Message From the President: Do Good, Be Profitable

The failure of socialism has forced its former adherents to seek new means to achieve old goals. One of the now popular variants is "corporate social responsibility." Capitalism, former socialists concede, has an important role to play, but that role is limited because it omits important values, such as, the "fairness" of the work place, the ecological ramifications of business activities, the impact on children and minorities, the virtues of a stable workplace. The claim is made that, if we wed capitalist efficiency with social justice, the world will be a better place. Is this so?

Certainly capitalism has its negatives — what Schumpeter called its "creative destructive elements." A large company goes bankrupt and plunges the lives of thousands into chaos. A product is badly designed or used in ways not anticipated and disaster results. A firm manages its residuals carelessly, harming downstream or downwind neighbors. Often, the cold impersonality of the market threatens the warm communal values of traditional society. To the Robert Reichs of the world, capitalism makes us all bit players in a remake of Arthur Miller’s tragedy, Death of a Salesman.

"Wouldn’t it be Loverly," if citizen-workers motivated by altruistic values in socially responsible corporations joined together to eliminate poverty, racism, genderism, pollution and bias from the world?

Well, such an effort could leave us all a lot worse off. The corporate responsibility movement does not understand the essential demands of modern society: the need for specialization and anonymous interactions. Altruism is too rare an attribute to form the basis of modern society — there are not enough Mother Theresas around to run society. As Adam Smith noted, while even a generous and long life may yield only a handful of close friends, every day we peacefully engage a world of strangers via the market place. Communalism cannot suffice to organize modern society — the reliance on self-interest to organize these relationships is not the result of mean-spiritedness, but of necessity.
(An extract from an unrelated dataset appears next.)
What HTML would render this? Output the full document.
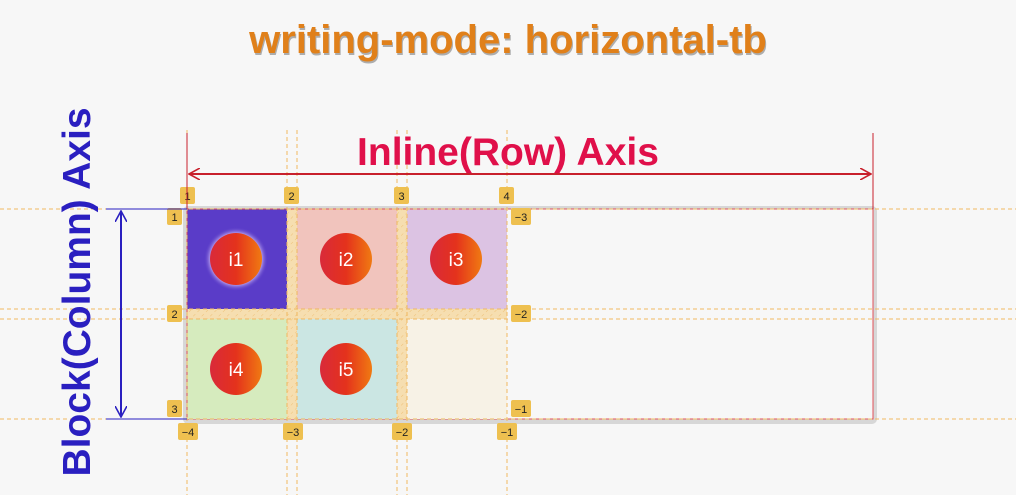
<!DOCTYPE html>
<html><head><meta charset="utf-8"><style>
html,body{margin:0;padding:0;background:#f7f7f7;}
svg{display:block;font-family:"Liberation Sans",sans-serif;}
</style></head><body>
<svg width="1016" height="495" viewBox="0 0 1016 495">
<defs>
<linearGradient id="cg" x1="0" x2="1" y1="0" y2="0"><stop offset="0" stop-color="#d92a3a"/><stop offset="0.5" stop-color="#e4321c"/><stop offset="1" stop-color="#f07a12"/></linearGradient>
<radialGradient id="glow"><stop offset="0.8" stop-color="#c0a8f0" stop-opacity="0.9"/><stop offset="1" stop-color="#5a3cc8" stop-opacity="0"/></radialGradient>
<pattern id="hatch" width="6" height="6" patternUnits="userSpaceOnUse" patternTransform="rotate(45)"><rect width="6" height="6" fill="#f6deb0"/><line x1="0" y1="0" x2="0" y2="3" stroke="#eec27a" stroke-width="1"/></pattern>
<marker id="ar" markerWidth="12" markerHeight="12" refX="11" refY="6" orient="auto-start-reverse" markerUnits="userSpaceOnUse"><path d="M0,0 L11,6 L0,12" fill="none" stroke="#c8202c" stroke-width="1.6"/></marker>
<marker id="ab" markerWidth="12" markerHeight="12" refX="11" refY="6" orient="auto-start-reverse" markerUnits="userSpaceOnUse"><path d="M0,0 L11,6 L0,12" fill="none" stroke="#2a1fc0" stroke-width="1.6"/></marker>
</defs>
<text x="509" y="55" text-anchor="middle" font-size="40" font-weight="bold" fill="#555" opacity="0.45">writing-mode: horizontal-tb</text>
<text x="508" y="53" text-anchor="middle" font-size="40" font-weight="bold" fill="#e0801a">writing-mode: horizontal-tb</text>

<rect x="183" y="206" width="694" height="218" rx="5" fill="#d7d7d7"/>
<rect x="187" y="209" width="686" height="210" fill="#f7f7f7" stroke="#e0505a" stroke-width="1"/>
<rect x="187" y="209" width="320" height="210" fill="url(#hatch)"/>
<rect x="187" y="209" width="100" height="100" fill="#5a3cc8"/>
<rect x="297" y="209" width="100" height="100" fill="#f1c4bd"/>
<rect x="407" y="209" width="100" height="100" fill="#dcc3e3"/>
<rect x="187" y="319" width="100" height="100" fill="#d6ebbe"/>
<rect x="297" y="319" width="100" height="100" fill="#cbe6e3"/>
<rect x="407" y="319" width="100" height="100" fill="#f7f2e6"/>
<line x1="187" y1="209" x2="873" y2="209" stroke="#e0505a"/>
<line x1="187" y1="209" x2="187" y2="419" stroke="#e0505a"/>

<g stroke="#f0b860" stroke-width="1" stroke-dasharray="4,3">
<line x1="0" y1="209" x2="1016" y2="209"/><line x1="0" y1="309" x2="1016" y2="309"/>
<line x1="0" y1="319" x2="1016" y2="319"/><line x1="0" y1="419" x2="1016" y2="419"/>
<line x1="187" y1="130" x2="187" y2="495"/><line x1="287" y1="130" x2="287" y2="495"/>
<line x1="297" y1="130" x2="297" y2="495"/><line x1="397" y1="130" x2="397" y2="495"/>
<line x1="407" y1="130" x2="407" y2="495"/><line x1="507" y1="130" x2="507" y2="495"/>
</g>

<g font-size="19" fill="#fff" text-anchor="middle">
<circle cx="236" cy="259" r="32" fill="url(#glow)"/>
<circle cx="236" cy="259" r="26" fill="url(#cg)"/><text x="236" y="266">i1</text>
<circle cx="346" cy="259" r="26" fill="url(#cg)"/><text x="346" y="266">i2</text>
<circle cx="456" cy="259" r="26" fill="url(#cg)"/><text x="456" y="266">i3</text>
<circle cx="236" cy="369" r="26" fill="url(#cg)"/><text x="236" y="376">i4</text>
<circle cx="346" cy="369" r="26" fill="url(#cg)"/><text x="346" y="376">i5</text>
</g>

<g font-size="11" text-anchor="middle" fill="#222">
<rect x="180" y="187" width="15" height="17" rx="2" fill="#eec050"/><text x="187.5" y="200">1</text>
<rect x="284" y="187" width="15" height="17" rx="2" fill="#eec050"/><text x="291.5" y="200">2</text>
<rect x="394" y="187" width="15" height="17" rx="2" fill="#eec050"/><text x="401.5" y="200">3</text>
<rect x="499" y="187" width="15" height="17" rx="2" fill="#eec050"/><text x="506.5" y="200">4</text>
<rect x="167" y="208" width="15" height="17" rx="2" fill="#eec050"/><text x="174.5" y="221">1</text>
<rect x="167" y="305" width="15" height="17" rx="2" fill="#eec050"/><text x="174.5" y="318">2</text>
<rect x="167" y="400" width="15" height="17" rx="2" fill="#eec050"/><text x="174.5" y="413">3</text>
<rect x="511" y="208" width="20" height="17" rx="2" fill="#eec050"/><text x="521" y="221">−3</text>
<rect x="511" y="305" width="20" height="17" rx="2" fill="#eec050"/><text x="521" y="318">−2</text>
<rect x="511" y="400" width="20" height="17" rx="2" fill="#eec050"/><text x="521" y="413">−1</text>
<rect x="178" y="423" width="20" height="17" rx="2" fill="#eec050"/><text x="188" y="436">−4</text>
<rect x="283" y="423" width="20" height="17" rx="2" fill="#eec050"/><text x="293" y="436">−3</text>
<rect x="392" y="423" width="20" height="17" rx="2" fill="#eec050"/><text x="402" y="436">−2</text>
<rect x="497" y="423" width="20" height="17" rx="2" fill="#eec050"/><text x="507" y="436">−1</text>
</g>

<line x1="187" y1="133" x2="187" y2="209" stroke="#c8202c"/>
<line x1="873" y1="133" x2="873" y2="209" stroke="#c8202c"/>
<line x1="189" y1="174" x2="871" y2="174" stroke="#c8202c" stroke-width="2" marker-start="url(#ar)" marker-end="url(#ar)"/>
<text x="508" y="165" text-anchor="middle" font-size="39" font-weight="bold" fill="#e0104a">Inline(Row) Axis</text>

<line x1="106" y1="209" x2="187" y2="209" stroke="#2a1fc0"/>
<line x1="106" y1="419" x2="187" y2="419" stroke="#2a1fc0"/>
<line x1="121" y1="211" x2="121" y2="417" stroke="#2a1fc0" stroke-width="2" marker-start="url(#ab)" marker-end="url(#ab)"/>
<text transform="translate(90,292) rotate(-90)" text-anchor="middle" font-size="39" font-weight="bold" fill="#2a1fc0">Block(Column) Axis</text>
</svg>
</body></html>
A firm is well advised to concern itself with its shareholders and its immediate corporate "family" — its employees and neighbors, its suppliers and customers. Those groups have a stake in ensuring that the firm prospers over time. However, to extend such relationships to the world — to make every one a "stakeholder" — is to give a meddling power to people who have no reason to learn anything about the value of the firm or to care anything about its survival. Modern society is possible only because we exclude most people from most activities. The institutions of the market — private property, contracts, the corporation — are all exclusionary devices. They all create limited spheres of responsibility and power in which each of us plays specialized roles to our mutual benefit.

A corporation is not intended to solve the world’s problems. The corporate form distinguishes one group, the "shareholders" — those who provide the capital to the firm — from all others, in modern parlance, the "stakeholders." The firm hires individuals to manage the capital to benefit the shareholders with, as noted above, due consideration to the longer term responses of those economic interests relevant to the corporation. Even the shareholder interest is likely to be limited to the narrow question of whether the firm is profitable. Other diverse interests are expected to be addressed by the shareholders from their earnings or the management from their salaries. To blur this shareholder/stakeholder distinction — to endorse a form of "This firm is your firm, This firm is my firm" collectivism — is to undermine the basis of modern society, to threaten our future by returning to our tribal past.